Ruang Sidang Penuh! Biasanya Tiga tapi Terdakwa Ini Didampingi 100 Pengacara Sekaligus
Bahkan para pengacara yang mengenakan atribut pengacara berjubah hitam dan dasi putih itu terlihat ada yang duduk di bangku peserta sidang.
Editor: Robertus Rimawan
TRIBUNNEWS.COM, SURABAYA - Agenda sidang kasus pemalsuan surat di ruang Candra Pengadilan Negeri Surabaya, Kamis (3/11/2016) beda dari biasanya.
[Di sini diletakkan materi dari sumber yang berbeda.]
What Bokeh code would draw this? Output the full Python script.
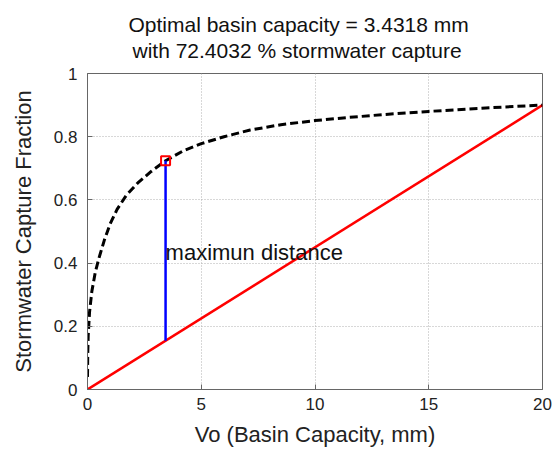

Pengacara pendamping terdakwa yang biasanya hanya berjumlah tiga orang, siang itu menjadi 100 orang.
Para pengacara itu duduk dalam tiga barisan kursi.
Bahkan para pengacara yang mengenakan atribut pengacara berjubah hitam dan dasi putih itu terlihat ada yang duduk di bangku peserta sidang.
Sidang tersebut memang lain dari biasanya, karena terdakwa dalam kasus tersebut adalah juga seorang pengacara yakni Sutarjo SH dan Sudarmono SH.
Tercatat ada 100 pengacara yang ikut berpartisipasi membela rekan seprofesinya tersebut.
Saat pimpinan sidang, Jihad Arkhanudin membacakan vonis 3,5 tahun penjara kepada Sutarjo dan Sudarmono, para pengacara kompak meneriakkan banding.
"Masih ada pengadilan yang lebih tinggi, kita harus banding," kata salah seorang pengacara pembela.
Dalam pertimbangan majelis hakim disebutkan, jika terdakwa terbukti melakukan pemalsuan surat sebagaimana dalam pasal 263 KUHP.
"Menghukum terdakwa dengan pidana penjara selama tiga tahun enam bulan," ujar hakim Jihad.
Bambang Sucipto, kuasa hukum terdakwa mengaku menghormati putusan hakim, namun di sisi lain juga menyayangkan.
"Dalam fakta persidangan jelas terungkap jika kedua terdakwa sebagai advokat yang menjalankan profesinya dengan mendapat kuasa dari seorang klien," terangnya.
Anehnya justru keduanya tidak mendapat perlindungan hukum sesuai amanat UU No 18 tahun 2003 tentang advokat dan putusan Mahkamah Konstitusi No 26/PUU-XI/2013.
"Ini adalah upaya kriminalisasi terhadap advokat, dan menjadi preseden buruk dalam penegakan hukum di Indonesia," ujarnya.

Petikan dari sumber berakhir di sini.